There are six million acres in the Adirondacks. I had a buck, probably a very big buck within a few hundred yards of me. I am as sure of that now, as I could possibly be.. A buck I hadn’t alarmed yet. His tracks told me he was walking directly away from me. I had a solid 5 hours of daylight ahead and I sat down, got comfortable, and hoped that a deer that was walking directly away from me… in 6 million acres of woods… would return this one acre before the sun went down! Oh how I wish I had that day back! At least I can say my two and a half mile walk back to the truck was mostly downhill. I am haunted by that day. I wish I’d at least stuck with it to have seen just how big HE was.. I now have grandchildren who are older than my own boys were back on that day. I remember all those details. The would’ves, could’ves, and should’ves… But you know what? Because of THAT day I’ve had quite a few very good days in the big woods. I was inspired to make several trips to northern Maine.

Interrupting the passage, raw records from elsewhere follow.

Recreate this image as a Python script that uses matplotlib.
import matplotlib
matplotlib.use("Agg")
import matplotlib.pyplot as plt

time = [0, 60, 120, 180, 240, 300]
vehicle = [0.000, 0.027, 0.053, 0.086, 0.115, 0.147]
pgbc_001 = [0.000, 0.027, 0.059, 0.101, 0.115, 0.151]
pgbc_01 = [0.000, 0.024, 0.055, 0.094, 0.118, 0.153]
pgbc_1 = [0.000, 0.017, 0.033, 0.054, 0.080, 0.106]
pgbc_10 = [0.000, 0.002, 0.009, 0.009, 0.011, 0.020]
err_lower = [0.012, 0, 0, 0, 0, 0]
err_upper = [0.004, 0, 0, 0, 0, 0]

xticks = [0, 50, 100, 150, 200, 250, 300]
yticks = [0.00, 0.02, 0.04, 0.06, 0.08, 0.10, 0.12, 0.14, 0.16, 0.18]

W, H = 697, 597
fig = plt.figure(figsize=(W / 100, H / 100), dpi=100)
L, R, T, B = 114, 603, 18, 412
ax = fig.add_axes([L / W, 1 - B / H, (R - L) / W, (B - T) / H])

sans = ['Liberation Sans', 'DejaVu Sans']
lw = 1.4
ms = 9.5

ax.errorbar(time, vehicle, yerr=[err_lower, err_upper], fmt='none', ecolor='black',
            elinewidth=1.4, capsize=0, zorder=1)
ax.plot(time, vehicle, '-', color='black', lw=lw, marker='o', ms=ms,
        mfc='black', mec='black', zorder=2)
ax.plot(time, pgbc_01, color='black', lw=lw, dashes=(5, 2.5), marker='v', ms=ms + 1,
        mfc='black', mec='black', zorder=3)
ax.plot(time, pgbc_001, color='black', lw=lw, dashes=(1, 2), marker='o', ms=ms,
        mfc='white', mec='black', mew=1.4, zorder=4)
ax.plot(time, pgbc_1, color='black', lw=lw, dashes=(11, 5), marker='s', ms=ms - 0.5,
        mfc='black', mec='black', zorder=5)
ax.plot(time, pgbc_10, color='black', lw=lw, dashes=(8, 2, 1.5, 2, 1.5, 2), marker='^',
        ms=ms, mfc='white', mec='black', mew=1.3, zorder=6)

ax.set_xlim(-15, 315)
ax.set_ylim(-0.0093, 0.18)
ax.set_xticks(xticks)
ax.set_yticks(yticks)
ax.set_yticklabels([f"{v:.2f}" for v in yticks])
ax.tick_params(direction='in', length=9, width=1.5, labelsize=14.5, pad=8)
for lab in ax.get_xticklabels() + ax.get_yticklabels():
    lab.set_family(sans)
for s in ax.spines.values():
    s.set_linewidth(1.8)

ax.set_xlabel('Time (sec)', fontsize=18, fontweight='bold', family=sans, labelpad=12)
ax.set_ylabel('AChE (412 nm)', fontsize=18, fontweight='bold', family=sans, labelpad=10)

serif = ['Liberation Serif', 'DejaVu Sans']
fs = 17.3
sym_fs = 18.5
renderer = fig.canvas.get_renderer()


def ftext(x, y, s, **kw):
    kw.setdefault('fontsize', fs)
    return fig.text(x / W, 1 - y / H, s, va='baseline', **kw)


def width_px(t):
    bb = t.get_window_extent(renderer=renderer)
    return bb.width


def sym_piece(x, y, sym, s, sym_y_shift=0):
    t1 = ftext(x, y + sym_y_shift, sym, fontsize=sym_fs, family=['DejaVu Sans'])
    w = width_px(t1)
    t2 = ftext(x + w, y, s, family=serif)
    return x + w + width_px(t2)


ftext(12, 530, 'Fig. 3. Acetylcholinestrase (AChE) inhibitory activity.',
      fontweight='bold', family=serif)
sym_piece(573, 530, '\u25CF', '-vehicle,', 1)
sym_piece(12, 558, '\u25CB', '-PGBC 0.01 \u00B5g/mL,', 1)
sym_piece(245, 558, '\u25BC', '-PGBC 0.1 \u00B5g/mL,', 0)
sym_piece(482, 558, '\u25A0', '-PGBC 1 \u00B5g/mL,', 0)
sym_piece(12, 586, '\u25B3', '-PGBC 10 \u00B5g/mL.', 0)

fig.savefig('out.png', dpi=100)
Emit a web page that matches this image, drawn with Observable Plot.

Most times I didn’t get my buck. But I often did find out was beyond the next ridge. A feeding area that I wouldn’t have discovered. A scrape line that proved itself to be rewarding. I even discovered a trout pond while hunting with my brother Tom that probably wouldn’t have been found if we didn’t continue putting one foot in front of the other and moving on! For that I am truly thankful…
Still… That doesn’t mean my memories don’t hold a few scars!